Feasibility Study of CNNs and MLPs for Radiation Heat Transfer in 2-D Furnaces with Spectrally Participative Gases
This work addresses computational efficiency for industrial furnace simulations, but it is incremental as it adapts existing neural network methods to a specific domain.
The study tackled reducing computational cost in radiation heat transfer simulations for 2-D furnaces with spectrally participative gases by developing CNN and MLP surrogate models, achieving significant speedup with industrially acceptable errors and showing CNN outperforms MLP in precision and robustness.

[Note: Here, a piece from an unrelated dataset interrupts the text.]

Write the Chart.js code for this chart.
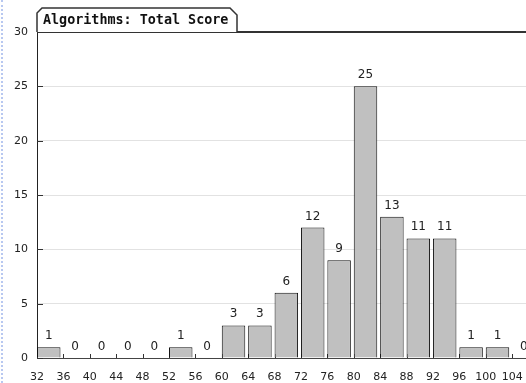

Aiming to reduce the computational cost of numerical simulations, a convolutional neural network (CNN) and a multi-layer perceptron (MLP) are introduced to build a surrogate model to approximate radiative heat transfer solutions in a 2-D walled domain with participative gases. The originality of this work lays in the adaptation of the inputs of the problem (gas and wall properties) in order to fit with the CNN architecture, more commonly used for image processing. Two precision datasets have been created with the classical solver, ICARUS2D, that uses the discrete transfer radiation method with the statistical narrow bands model. The performance of the CNN architecture is compared to a more classical MLP architecture in terms of speed and accuracy. Thanks to Optuna, all results are obtained using the optimized hyper parameters networks. The results show a significant speedup with industrially acceptable relative errors compared to the classical solver for both architectures. Additionally, the CNN outperforms the MLP in terms of precision and is more robust and stable to changes in hyper-parameters. A performance analysis on the dataset size of the samples have also been carried out to gain a deeper understanding of the model behavior.